Homeowners will be allowed to contribute up to $5,000 annually in pre-tax dollars to be used for DSA-qualified expenses, and any balance would roll over at the end of each year.
In addition to the traditional expenses associated with disaster mitigation and repair of a residence, homeowners could utilize DSA Act funds for uninsured personal casualty losses for their homes. This process will help mitigate, and even avoid altogether, insurance premium increases in instances where available DSA Act funds for smaller-value damages would allow homeowners to avoid tapping into insurance coverages for damage repairs.
“One common thread joins us all across the nation, and that is the unexpected risk posed to our families and communities by natural disasters, like we experienced last year with Hurricanes Hermine and Matthew,” Ross said. “This legislation provides critical relief to Americans in disaster-prone states, allowing them to proactively save pre-tax dollars for use toward disaster preparation and recovery expenses.”

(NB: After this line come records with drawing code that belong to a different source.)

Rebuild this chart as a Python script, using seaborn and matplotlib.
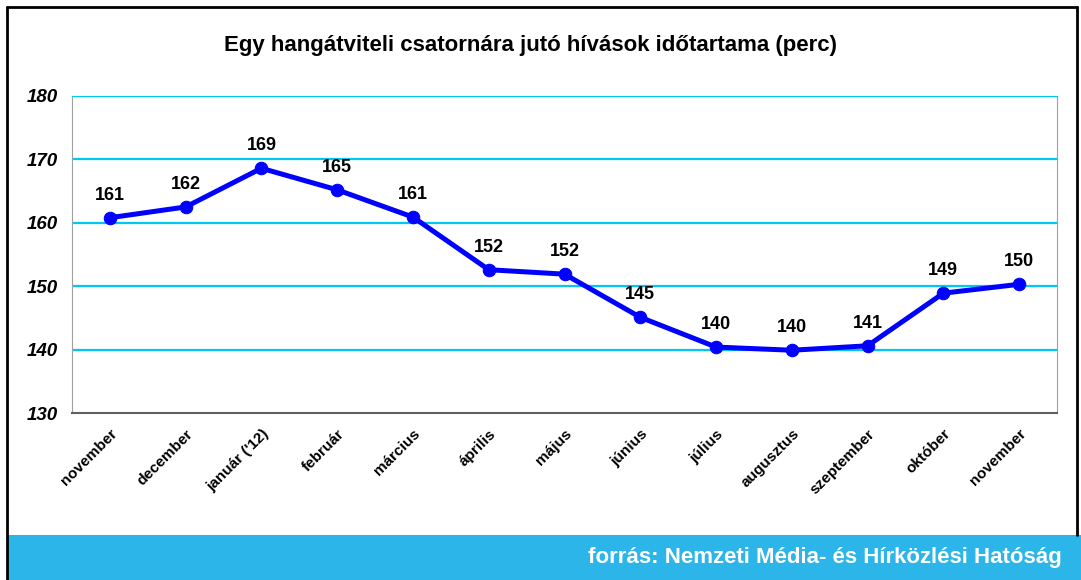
import numpy as np
import seaborn as sns
import matplotlib
matplotlib.use("Agg")
import matplotlib.pyplot as plt
from matplotlib.patches import Rectangle
from matplotlib.lines import Line2D

months = ['november', 'december', "január ('12)", 'február', 'március', 'április',
          'május', 'június', 'július', 'augusztus', 'szeptember', 'október', 'november']
minutes = [160.8, 162.5, 168.6, 165.2, 160.9, 152.6, 151.9, 145.1, 140.4, 139.9, 140.6, 148.9, 150.3]
value_labels = ['161', '162', '169', '165', '161', '152', '152', '145', '140', '140', '141', '149', '150']
title = 'Egy hangátviteli csatornára jutó hívások időtartama (perc)'
source = 'forrás: Nemzeti Média- és Hírközlési Hatóság'

sns.set_style('white')
plt.rcParams['font.family'] = ['Liberation Sans', 'DejaVu Sans']
plt.rcParams['text.color'] = 'black'
plt.rcParams['xtick.labelcolor'] = 'black'
plt.rcParams['ytick.labelcolor'] = 'black'

W, H = 1081, 580
fig = plt.figure(figsize=(W / 100, H / 100), dpi=100)
ax = fig.add_axes([72 / W, 1 - 413 / H, (1057 - 72) / W, (413 - 96) / H])

x = np.arange(len(months))
sns.lineplot(x=x, y=minutes, ax=ax, color='#0000ff', linewidth=3.6,
             marker='o', markersize=9, markeredgecolor='#0000ff')

for xi, yi, lab in zip(x, minutes, value_labels):
    ax.annotate(lab, (xi, yi), xytext=(0, 10), textcoords='offset points',
                ha='center', va='bottom', fontsize=13, fontweight='bold')

ax.set_xlim(-0.5, len(months) - 0.5)
ax.set_ylim(130, 180)
ax.set_yticks([130, 140, 150, 160, 170, 180])
ax.set_yticklabels([str(v) for v in [130, 140, 150, 160, 170, 180]],
                   fontsize=13.5, fontweight='bold', fontstyle='italic')
for v in [140, 150, 160, 170, 180]:
    ax.axhline(v, color='#00c8f0', linewidth=1.6, zorder=0)

ax.set_xticks(x)
ax.set_xticklabels(months, rotation=45, ha='right', rotation_mode='anchor',
                   fontsize=11, fontweight='bold')
ax.set_xticks(np.arange(-0.5, len(months)), minor=True)
ax.tick_params(axis='x', which='major', length=0, pad=10)
ax.tick_params(axis='x', which='minor', length=4, color='#606060', width=1.2)
ax.tick_params(axis='y', length=0, pad=10)

ax.spines['left'].set_color('#a0a0a0')
ax.spines['right'].set_color('#a0a0a0')
ax.spines['top'].set_color('#00c8f0')
ax.spines['bottom'].set_color('#606060')
ax.spines['bottom'].set_linewidth(1.5)
ax.set_xlabel('')
ax.set_ylabel('')

fig.text(530 / W, 1 - 45 / H, title, ha='center', va='center',
         fontsize=16, fontweight='bold')

# source banner
fig.patches.append(Rectangle((8 / W, 0), 1 - 8 / W, 45 / H, transform=fig.transFigure,
                             facecolor='#2bb5e8', edgecolor='none', zorder=1))
fig.text(1062 / W, 22 / H, source, ha='right', va='center', color='white',
         fontsize=16, fontweight='bold', zorder=3)

# frame
frame_kw = dict(transform=fig.transFigure, color='black', linewidth=2, zorder=4)
fig.lines.append(Line2D([7 / W, 7 / W], [0, 1 - 7 / H], **frame_kw))
fig.lines.append(Line2D([7 / W, 1077 / W], [1 - 7 / H, 1 - 7 / H], **frame_kw))
fig.lines.append(Line2D([1077 / W, 1077 / W], [45 / H, 1 - 7 / H], **frame_kw))

fig.savefig('out.png', dpi=100)
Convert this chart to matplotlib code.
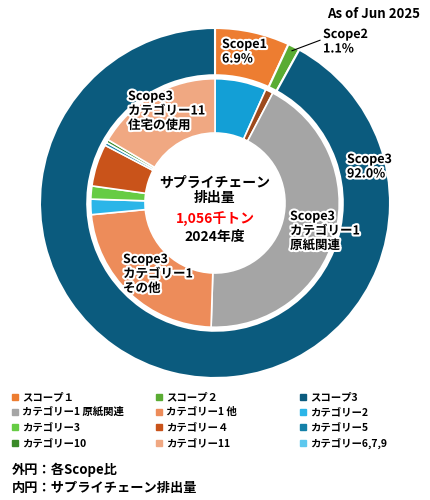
import matplotlib
matplotlib.use("Agg")
import matplotlib.pyplot as plt
import matplotlib.patheffects as pe

plt.rcParams['font.family'] = ['Noto Sans CJK JP', 'DejaVu Sans']

outer_labels = ["スコープ１", "スコープ２", "スコープ3"]
outer_values = [6.9, 1.1, 92.0]
outer_colors = ["#ed7d31", "#5aac33", "#0b5b7e"]

inner_values = [6.7, 1.0, 42.8, 23.0, 2.0, 1.7, 5.5, 0.4, 0.4, 16.5]
inner_colors = ["#139fd6", "#9e4a1c", "#a5a5a5", "#ed8c5a", "#2bb5e8", "#66cc44",
                "#c9531a", "#1380a8", "#3a8a28", "#f0a882"]

legend_labels = ["スコープ１", "スコープ２", "スコープ3",
                 "カテゴリー1 原紙関連", "カテゴリー1 他", "カテゴリー2",
                 "カテゴリー3", "カテゴリー４", "カテゴリー5",
                 "カテゴリー10", "カテゴリー11", "カテゴリー6,7,9"]
legend_colors = ["#ed7d31", "#5aac33", "#0b5b7e",
                 "#a5a5a5", "#ed8c5a", "#2bb5e8",
                 "#66cc44", "#c9531a", "#1380a8",
                 "#3a8a28", "#f0a882", "#5dc8ee"]

fig = plt.figure(figsize=(4.3, 5.0), dpi=100)
ax = fig.add_axes([40/430, (500-378)/500, 350/430, 350/500])

ax.pie(outer_values, colors=outer_colors, radius=1.0, startangle=90, counterclock=False,
       wedgeprops=dict(width=0.27, edgecolor='white', linewidth=1.5))
ax.pie(inner_values, colors=inner_colors, radius=0.71, startangle=90, counterclock=False,
       wedgeprops=dict(width=0.31, edgecolor='white', linewidth=1.2))
ax.set_xlim(-1, 1); ax.set_ylim(-1, 1); ax.axis('off')

st = [pe.withStroke(linewidth=3, foreground='white')]
def lbl(x, y, s):
    t = fig.text(x/430, 1-y/500, s, fontsize=9, fontweight='bold', va='top', ha='left',
                 linespacing=1.15)
    t.set_path_effects(st)
    return t

lbl(222, 38, "Scope1\n6.9%")
lbl(323, 28, "Scope2\n1.1%")
lbl(347, 153, "Scope3\n92.0%")
lbl(290, 210, "Scope3\nカテゴリー1\n原紙関連")
lbl(128, 90, "Scope3\nカテゴリー11\n住宅の使用")
lbl(123, 253, "Scope3\nカテゴリー1\nその他")
ax.plot([0.44, 0.6], [0.87, 0.93], color='black', lw=0.8)

fig.text(215/430, 1-190/500, "サプライチェーン\n排出量", fontsize=10, fontweight='bold',
         ha='center', va='center', linespacing=1.1)
fig.text(215/430, 1-219/500, "1,056千トン", fontsize=10, fontweight='bold', color='red',
         ha='center', va='center')
fig.text(215/430, 1-237/500, "2024年度", fontsize=10, fontweight='bold',
         ha='center', va='center')

fig.text(420/430, 1-14/500, "As of Jun 2025", fontsize=9.5, fontweight='bold',
         ha='right', va='center')

xs = [12, 156, 300]
ys = [397, 412, 427, 443]
for i, (l, c) in enumerate(zip(legend_labels, legend_colors)):
    r, col = divmod(i, 3)
    x, y = xs[col], ys[r]
    fig.patches.append(plt.Rectangle((x/430, 1-(y+3)/500), 6/430, 6/500,
                                     transform=fig.transFigure, color=c))
    fig.text((x+10)/430, 1-y/500, l, fontsize=7.5, fontweight='bold', va='center', ha='left')

fig.text(12/430, 1-470/500, "外円：各Scope比", fontsize=9.5, fontweight='bold', va='center')
fig.text(12/430, 1-488/500, "内円：サプライチェーン排出量", fontsize=9.5, fontweight='bold', va='center')

fig.savefig("out.png", dpi=100)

Funds could be used for purchases like cement-fortified walls, storm shutters and generators.
“This type of savings will help reduce federal costs to taxpayers because every dollar spent on mitigation can save up to four dollars in future disaster recovery spending,” Ross said. “The DSA Act is a common-sense solution that will help keep families and their properties safe, as well as give Americans more control over their money.”
Examples of hazards include earthquakes, floods, hail, hurricanes, lightening, power outages, sinkholes, tornadoes, wildfires and any other natural disaster. Remaining DSA funds may roll over into the following year.
The accounts would have a 20 percent penalty tax on funds withdrawn from a DSA and used for purposes other than disaster mitigation expenses.